Pixel layers are useful for more than just containing your background layer at the bottom of a huge pile of adjustment layers. Empty pixel layers have a lot of uses as well. Below your layers stack, a couple icons to the right of where you add Adjustment Layers is an icon nestled between the ‘Group’ and ‘Delete’. This creates a new blank pixel layer. Left click to create a new empty default layer, or hit Alt plus click to bring up a dialog with some options. For our demonstration purposes, Alt-click to get the menu and choose ‘Soft Light’ from the Mode dropdown, and then click ‘Fill with 50% Gray’ and click OK. If you look at your image really carefully… nothing happens. Your image is sitting there looking exactly like it did before you put a 50% gray, 100% opacity pixel layer right on top of everything. I cover blending modes more in articles including Dodge/Burn with Photoshop Blend Modes, but to keep our focus on the basics of layers, just know that 50% gray is ‘neutral’ to this blend mode, making it effectively disappear. At the top of your panel window, you’ll see the blend mode drop-down window displays the mode ‘Soft Light’ instead of ‘Normal’ as you’ve seen on the rest of your layers. So what’s useful about a layer that is invisible? Because you don’t have to leave it gray! Using the brush tool, set to a white (or other light color), and a low (20-30%) opacity and 0% hardness, you can ‘paint’ in ‘light’. As long as your brush color is brighter than 50% gray, the areas you paint on will lighten, if it is darker than 50% gray, it will darken. And the closer to 50% gray it is, the smaller the effect (though it’s easier to adjust that with opacity than the actual color in my experience). This technique is known as Dodging and Burning. While Photoshop has built in tools labeled just those two terms, using Soft-Light or Overlay blend modes on a blank or 50% gray layer allows better control, flexibility, and the ability to dodge and burn in COLOR.

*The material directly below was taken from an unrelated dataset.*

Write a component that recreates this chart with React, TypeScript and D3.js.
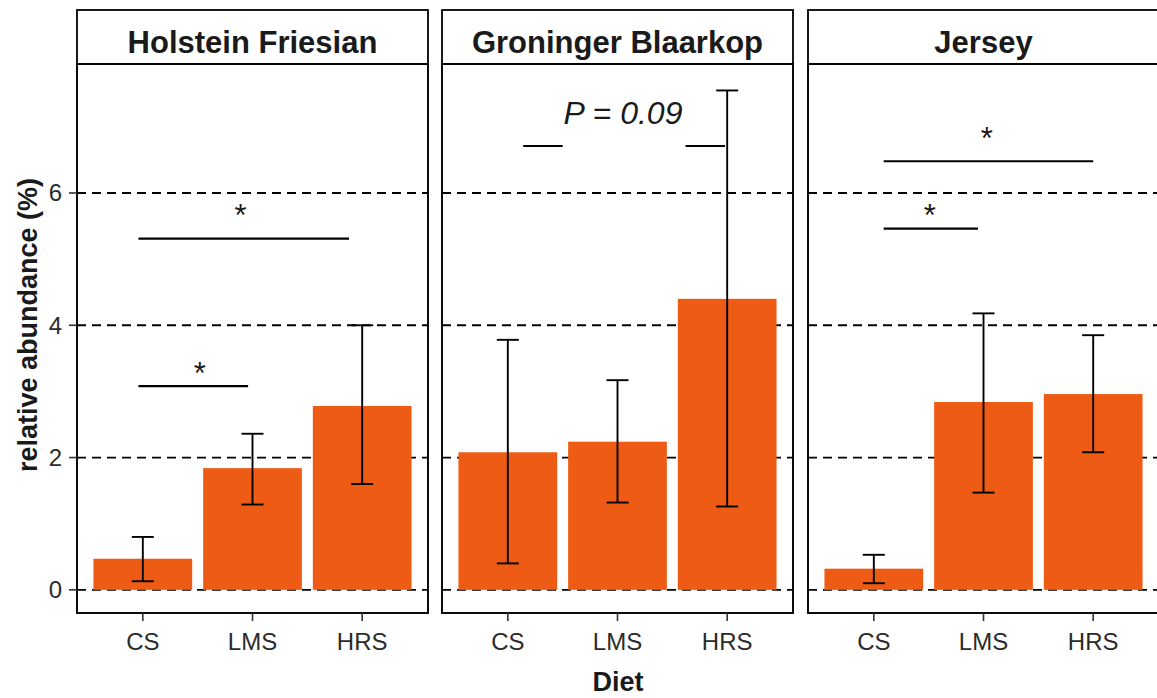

With a few more adjustments which I will discuss in much more detail in a later article, here is the finished transformation to show what just a handful of layers can achieve, all while staying completely non-destructive to the original image, safely stored there at the bottom of the stack. Which brings us to the last point, what to do when you’re done. Outside of Photoshop, most other applications don’t know about nor understand layers, especially if you save your file as a .psd. You certainly can’t upload your finished image to Facebook or Instagram or your website album like this for a number of reasons, one of which being the sheer size of the file regardless of final file format. The easy answer is to take the finished image back to Lightroom which does understand and correctly display layers. My workflow has all photos starting and ending back in Lightroom, so the simple answer is to save your finished image, as a .tif or .psd (I prefer .tif), which automatically adds it back to your catalog right along side the original RAW file you brought into Photoshop. Let Lightroom be your engine for exporting the finished file into a format for distribution across the globe.